Sources reporting to Cybersecurity Insiders say that details such as usernames, email addresses, birth dates, gender profile pictures, occupation, places they live & lived and relationship status were exposed to hackers due to the server vulnerability caused by the bug.
The bug is reported to be a part of a flaw in an Application Programming Interface (API) which Google created to help app developers access profile and contact info of users who sign-up for the service.
Data related to posts, messages, search history, phone numbers or G-suite content wasn’t exposed by the flaw said the internet juggernaut.
According to the Wall Street Journal, Google head Mr. Sundar Pichai did not want to notify the users after an internal committee decided to do so.
Perhaps the disclosure could have triggered the attention of the White House and would have invited comparisons to Facebook’s leak of user info to UK based data firm Cambridge Analytica in 2015.
Conceivably Google did not want to invite the attention of the latest GDPR in the UK and so opted to keep its users in dark about the Google + data breach.
Note 1- The software glitch of Google + is said to have exposed info of users visiting the site between 2015 and March 2018.
Note 2- News of the bug sent shares of Alphabet Inc tumbling down to as much as 2.2% to $1,142 on Monday Afternoon.
Note 3- Google + was launched seven years ago and the poor fan following for the app could also have made the web search giant take a decision to shut it down.
Note 4- Meanwhile, a litigation filed by a group named “Google You Owe Us” by online product reviewing platform “Which?” has been put on hold by the British High Court.
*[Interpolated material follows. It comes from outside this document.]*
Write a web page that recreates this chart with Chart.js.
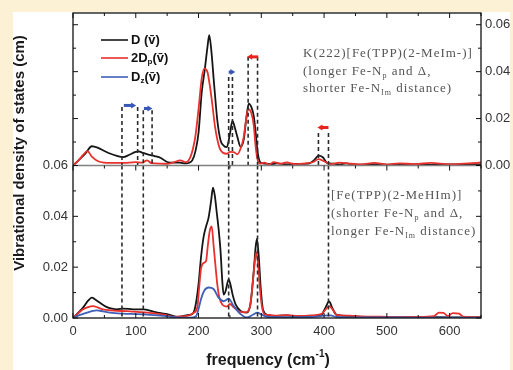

The lawsuit accuses Google of keeping a track of 4 million British iPhone Users between 2011 to 2012. It’s said that the California based tech giant kept a track of people by categorizing them as per their race, gender, physical and mental health, political affiliations, se$$al interests and social class. It’s said that the online services provider later sold all this info to marketing and advertising firms.
Note 5- The lawsuit claims a £3 billion compensation where each iPhone user is said to get £ 780 each (appx).